Unjuk rasa pengemudi taksi konvensional yang berakhir ricuh dan diwarnai tindakan anarkis di Jakarta, 22 Maret 2016 lalu mengingatkanku pada seorang pengemudi taksi yang bukan hanya ramah, tapi juga cerdas, romantis dan inspiratif.
Adalah Pak Sugeng, ayah dari dua orang anak asal Purwokerto ini yang aku maksudkan. Beliau pernah mengantar dari Citeureup ke tempat tinggal kami di Harapan Jaya, Cibinong. Beliau satu-satunya yang bersedia mengantar kami ketika tiga orang yang sebelumnya kutemui menolak, memilih bertahan di pangkalan hanya karena jarak tujuan yang dekat sehingga di mata mereka sewanya tak seberapa.
“Bagi saya, jauh atau dekat tidak masalah. Saya berusaha untuk tidak pilih-pilih penumpang. Selama saya tahu jalannya, atau calon penumpang tahu alamatnya, insya Allah saya bersedia mengantarnya. Soal sewa, besar kecil tetaplah rejeki. Yang utama bukan jumlahnya, tapi berkahnya.” Beliau menanggapi ceritaku tentang supir taksi yang menolak saat mengantar penumpang jarak dekat.
“Beberapa teman sering meledek saya sebagai spesialis penumpang jarak dekat. Memang begitu faktanya, beberapa pengemudi memilih bertahan di pangkalan ketimbang mengantar penumpang dengan tujuan dekat. Tidak jarang, ketika saya sudah bolak-balik ke pangkalan, beberapa taksi masih terparkir di tempatnya, dan sang pengemudi masih duduk merokok sambil minum kopi, main catur atau tidur-tiduran sambil menunggu calon penumpang yang diidamkan.

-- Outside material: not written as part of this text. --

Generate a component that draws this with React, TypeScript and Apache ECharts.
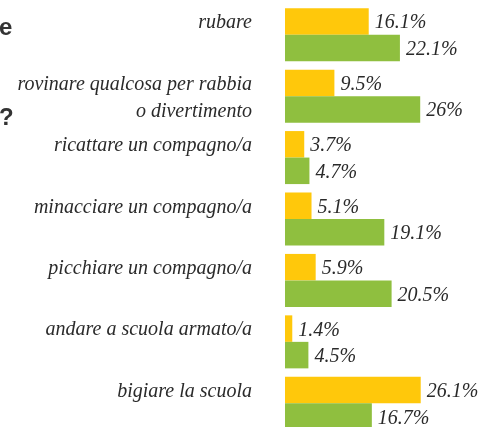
import React, { useEffect, useRef } from "react";
import * as echarts from "echarts";

const categories = [
  "rubare",
  "rovinare qualcosa per rabbia\no divertimento",
  "ricattare un compagno/a",
  "minacciare un compagno/a",
  "picchiare un compagno/a",
  "andare a scuola armato/a",
  "bigiare la scuola",
];
const yellowValues = [16.1, 9.5, 3.7, 5.1, 5.9, 1.4, 26.1];
const greenValues = [22.1, 26, 4.7, 19.1, 20.5, 4.5, 16.7];

const FONT = "Liberation Serif";

export default function App() {
  const ref = useRef<HTMLDivElement>(null);
  useEffect(() => {
    if (!ref.current) return;
    const chart = echarts.init(ref.current, null, { renderer: "svg" });
    const labelStyle = {
      show: true,
      position: "right",
      distance: 6,
      fontFamily: FONT,
      fontStyle: "italic",
      fontSize: 20,
      color: "#2a2a2a",
      formatter: (p: any) => `${p.value}%`,
    };
    chart.setOption({
      animation: false,
      textStyle: { fontFamily: FONT, fontStyle: "italic" },
      grid: { left: 285, top: 4, width: 156, height: 430 },
      xAxis: {
        type: "value",
        min: 0,
        max: 30,
        show: false,
      },
      yAxis: {
        type: "category",
        data: categories,
        inverse: true,
        axisLine: { show: false },
        axisTick: { show: false },
        splitLine: { show: false },
        axisLabel: {
          margin: 33,
          fontFamily: FONT,
          fontStyle: "italic",
          fontSize: 20,
          lineHeight: 27,
          color: "#2a2a2a",
          formatter: (v: string) => (v.includes("\n") ? v : v + "\n "),
        },
      },
      graphic: [
        {
          type: "text",
          x: -1,
          y: 14,
          style: {
            text: "e",
            fontFamily: "Liberation Sans",
            fontStyle: "normal",
            fontWeight: "bold",
            fontSize: 24,
            fill: "#333333",
          },
        },
        {
          type: "text",
          x: -1,
          y: 104,
          style: {
            text: "?",
            fontFamily: "Liberation Sans",
            fontStyle: "normal",
            fontWeight: "bold",
            fontSize: 24,
            fill: "#333333",
          },
        },
      ],
      series: [
        {
          type: "bar",
          data: yellowValues,
          barGap: "0%",
          barCategoryGap: "13.7%",
          itemStyle: { color: "#FFC80B" },
          label: labelStyle,
        },
        {
          type: "bar",
          data: greenValues,
          barGap: "0%",
          barCategoryGap: "13.7%",
          itemStyle: { color: "#8FBF3F" },
          label: labelStyle,
        },
      ],
    });
    return () => chart.dispose();
  }, []);
  return (
    <div
      ref={ref}
      style={{ position: "fixed", left: 0, top: 0, width: 480, height: 440 }}
    />
  );
}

Yang terjadi justru sewa kecil melayang, sewa besar tak kunjung datang.” panjang lebar ia menambahkan.
Keluarga menjadi topik obrolan kami selanjutnya. Dan kisah laki-laki yang sudah lima tahun berikhtiar menjemput rejeki dengan menjadi pengemudi taksi ini sungguh membuatku terkesan. Menurutku dia salah satu suami dan ayah romantis yang pernah kutemui.
“Saya terakhir pulang kampung Ramadhan kemarin. Seperti tahun-tahun sebelumnya, begitu bulan Ramadhan tiba, saya ‘cuti’ sementara dari membawa taksi. Lebaran hari kedua atau ketiga saya baru balik lagi ke sini.”
“Bukannya selama bulan puasa apalagi menjelang lebaran biasanya sewa taksi lagi banyak-banyaknya?” aku penasaran dengan cerita laki-laki yang langsung akrab di pertemuan pertama ini.
“Memang, tapi ini sudah jadi semacam kesepakatan tak tertulis antara saya dengan istri dan anak-anak. Di luar bulan Ramadhan jadwal pulang saya tidak pernah tetap. Kadang dua atau tiga bulan sekali, tapi jika ada hal-hal mendadak atau mendesak, sewaktu-waktu saya bisa pulang. Alhamdulillah, pekerjaan saya memungkinkan untuk itu.”
Sejenak Pak Sugeng menghentikan ceritanya, beliau fokus mengemudikan kendaraannya, memutar arah di depan pusat perbelanjaan di area Pasar Cibinong.
“Ramadhan selalu istimewa bagi saya dan keluarga. Bulan Ramadhan hingga tiba hari lebaran saatnya bagi kami menikmati suasana keluarga yang seutuhnya. Puasa dan ibadah di tengah-tengah keluarga jauh lebih terasa indah dan nikmatnya.” lanjutnya.